Поэт сутуловат, плечи большие, длинные ступни, волнистые волосы, ему около тридцати, но на вид можно дать и сорок. Холодные темные глаза под тонкими бровями, словно случайно попавшими на это грубое лицо.

— Холоден, резок, в поэзии несчастлив, но женщины его любят, а ему бы нужна только слава!

— Жалко тебе его, Сережа?

— Жалко.

— Стихи его любишь?

— Стихи-то средние. А просто жалко — из соседней губернии он. Жалость необъяснима.

А поэт болен.
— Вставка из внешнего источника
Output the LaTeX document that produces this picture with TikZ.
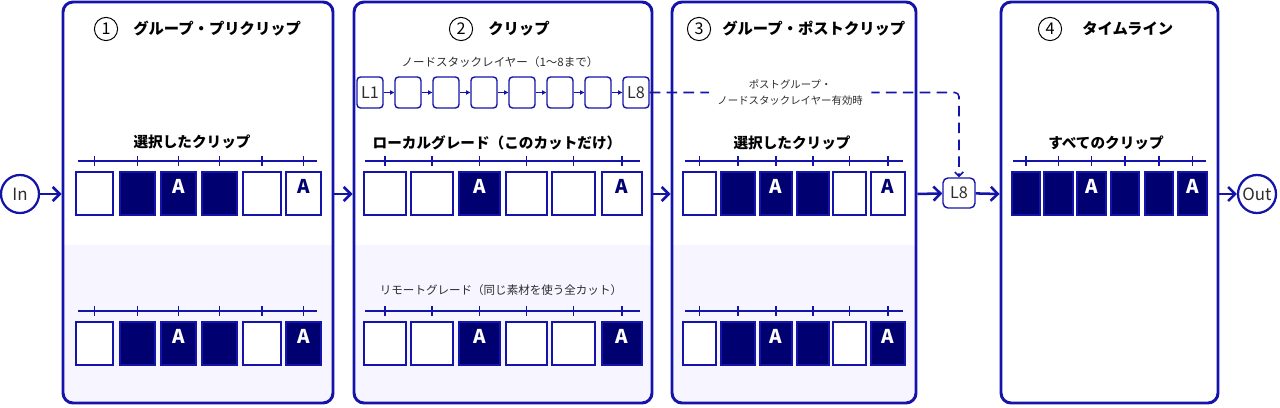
\documentclass[tikz,border=0pt]{standalone}
\usepackage{fontspec}
\setmainfont{Noto Sans CJK JP}
\usetikzlibrary{arrows.meta,fit,positioning}

\definecolor{edge}{RGB}{20,20,170}
\definecolor{navy}{RGB}{0,0,112}
\definecolor{bandc}{RGB}{247,245,255}
\definecolor{ink}{RGB}{45,45,45}

\tikzset{
  panel/.style={draw=edge, line width=2.1pt, rounded corners=0.25cm, inner sep=0pt},
  num/.style={circle, draw=black, line width=0.7pt, minimum size=0.58cm, inner sep=0pt, font=\fontsize{11.5}{12}\selectfont},
  ptitle/.style={anchor=west, inner xsep=0pt, font=\bfseries\fontsize{10.9}{12}\selectfont},
  heading/.style={font=\bfseries\fontsize{10.4}{12}\selectfont},
  note/.style={text=ink, font=\fontsize{8.2}{10}\selectfont},
  tline/.style={draw=edge, line width=1.1pt},
  wclip/.style={draw=edge, fill=white, text=navy, line width=1.4pt, inner sep=0pt, font=\bfseries\fontsize{13.5}{14}\selectfont},
  nclip/.style={wclip, fill=navy, text=white},
  layerbox/.style={draw=edge, line width=1pt, rounded corners=2.5pt, minimum width=0.65cm, minimum height=0.775cm, inner sep=0pt, text=ink, font=\fontsize{11.5}{12}\selectfont},
  port/.style={circle, draw=edge, line width=1.6pt, minimum size=0.95cm, inner sep=0pt, text=ink, font=\fontsize{12}{12}\selectfont},
  flow/.style={draw=edge, line width=1.8pt, -{Straight Barb[length=5pt,width=10pt]}},
  link/.style={draw=edge, line width=0.7pt, -{Triangle[length=3pt,width=3pt]}},
  postlink/.style={draw=edge, line width=1.1pt, dash pattern=on 7.5pt off 4.5pt, rounded corners=3pt, -{Straight Barb[length=3pt,width=6pt]}},
}

\begin{document}
\begin{tikzpicture}[x=0.025cm,y=-0.025cm]
\useasboundingbox (0,0) rectangle (1280,407);

% lower bands
\foreach \xa/\xb in {63/333, 354/652, 672/916}
{
  \begin{scope}
    \clip[rounded corners=0.25cm] (\xa,2) rectangle (\xb,403);
    \fill[bandc] (\xa,245) rectangle (\xb,403);
  \end{scope}
}

% panels
\node[panel, fit={(63,2) (333,403)}] (p1) {};
\node[panel, fit={(354,2) (652,403)}] (p2) {};
\node[panel, fit={(672,2) (916,403)}] (p3) {};
\node[panel, fit={(1001,2) (1218,403)}] (p4) {};

% titles
\node[num] (n1) at (106,29) {1};
\node[ptitle] (t1) at (133,29) {グループ・プリクリップ};
\node[num] (n2) at (461,29) {2};
\node[ptitle] (t2) at (488,29) {クリップ};
\node[num] (n3) at (699,29) {3};
\node[ptitle] (t3) at (722,29) {グループ・ポストクリップ};
\node[num] (n4) at (1050,29) {4};
\node[ptitle] (t4) at (1082,29) {タイムライン};

\node[heading] (h1) at (192,142) {選択したクリップ};
\node[heading] (h2) at (497,143) {ローカルグレード（このカットだけ）};
\node[heading] (h3) at (792,143) {選択したクリップ};
\node[heading] (h4) at (1106,143) {すべてのクリップ};

\node[note] (stack) at (500,62) {ノードスタックレイヤー（1〜8まで）};
\node[note] (remote) at (501,290) {リモートグレード（同じ素材を使う全カット）};

% clip rows
\foreach \row/\y/\tl/\tr/\cells in {
  a/172/78/317/{76/113/wclip/{},120/155/nclip/{},161/196/nclip/A,202/237/nclip/{},243/281/wclip/{},286/321/wclip/A},
  b/322/78/317/{76/113/wclip/{},120/155/nclip/{},161/196/nclip/A,202/237/nclip/{},243/281/wclip/{},286/321/nclip/A},
  c/172/365/640/{364/406/wclip/{},411/453/wclip/{},459/500/nclip/A,506/547/wclip/{},552/595/wclip/{},602/642/wclip/A},
  d/322/365/640/{364/406/wclip/{},411/453/wclip/{},459/500/nclip/A,506/547/wclip/{},552/595/wclip/{},602/642/nclip/A},
  e/172/685/903/{683/716/wclip/{},721/755/nclip/{},760/792/nclip/A,797/829/nclip/{},833/866/wclip/{},871/905/wclip/A},
  f/322/685/903/{683/716/wclip/{},721/755/nclip/{},760/792/nclip/A,797/829/nclip/{},833/866/wclip/{},871/905/nclip/A},
  g/172/1013/1206/{1012/1040/nclip/{},1044/1073/nclip/{},1077/1106/nclip/A,1111/1139/nclip/{},1145/1173/nclip/{},1178/1207/nclip/A}}
{
  \draw[tline] (\tl,\y-11) -- (\tr,\y-11);
  \foreach \xa/\xb/\sty/\txt [count=\i] in \cells
  {
    \draw[tline] ({(\xa+\xb)/2},\y-16) -- ++(0,10);
    \node[\sty, fit={(\xa,\y) (\xb,\y+43)}] (\row\i) {\txt};
  }
}

% node stack layers
\foreach \i/\txt in {1/L1, 2/{}, 3/{}, 4/{}, 5/{}, 6/{}, 7/{}, 8/L8}
  \node[layerbox] (l\i) at ({370+38*(\i-1)},92.5) {\txt};
\foreach \i [evaluate=\i as \j using int(\i+1)] in {1,...,7}
  \draw[link] (l\i) -- (l\j);

% in / out
\node[port] (in) at (20,194) {In};
\node[port] (out) at (1257,194) {Out};
\node[layerbox, minimum width=0.8cm, minimum height=0.75cm, rounded corners=3.5pt] (l8b) at (959,193) {L8};

\draw[flow] (in) -- (in -| p1.west);
\draw[flow] (p1.east |- in) -- (p2.west |- in);
\draw[flow] (p2.east |- in) -- (p3.west |- in);
\draw[flow] (p3.east |- in) -- (l8b);
\draw[flow] (l8b) -- (p4.west |- in);
\draw[flow] (p4.east |- in) -- (out);

\draw[postlink] (l8.east) -| node[pos=0.227, fill=white, inner xsep=6pt, align=center, text=ink, font=\fontsize{7.4}{11.4}\selectfont] {ポストグループ・\\ノードスタックレイヤー有効時} (l8b.north);

\end{tikzpicture}
\end{document}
Есенин томится, как бы помочь товарищу. Решает, что надо идти к Воронскому, уговорить, чтобы тот вмешался и именно этот хирург М. сделал бы нужную поэту операцию. Пошел к хирургу один — «посоветоваться», — горло, оно у него, действительно, больное. Стал пробовать читать стихи и зачаровал. Тот сделал операцию Псареву сам: он спас человека.

-5

Есенин спросил меня тогда:

— Можно ли стихом спасти человека?

Пьесу «Бронепоезд» я написал в своей собственной трехкомнатной квартире в полуподвале дома на Тверском бульваре. Квартира была сумрачная и пасмурная. Я оклеил ее очень дорогими моющимися обоями, потратив на это все деньги, спал на полу, а рукописи писал на фанерке, которую держал на коленях. Когда Есенин впервые пришел ко мне в эту квартиру и увидел меня на полу перед печкой, он сказал:

— Когда узнал, что ты переехал на собственную квартиру, я испугался. Писатель не должен иметь квартиры. Удобнее всего писать в номере гостиницы. А раз ты спишь на полу, то ты, значит, настоящий писатель.

Поэт должен жить необыкновенно.

Ничего не было в квартире. Я смущался. А он пришел в восторг и сел на полу, перед печью:

— Боже, как хорошо! Мотя, беги за Костей 2 в Дом Герцена.

Он лежал на спине, читал стихи.

Есенин ищет идеала в писателях. Он — рассудителен, развит и понимает, насколько далеко до идеала.

— Да, есть благородные помыслы, даже душевные движения, но этим все и кончается. А нужен подвиг! Подвиг!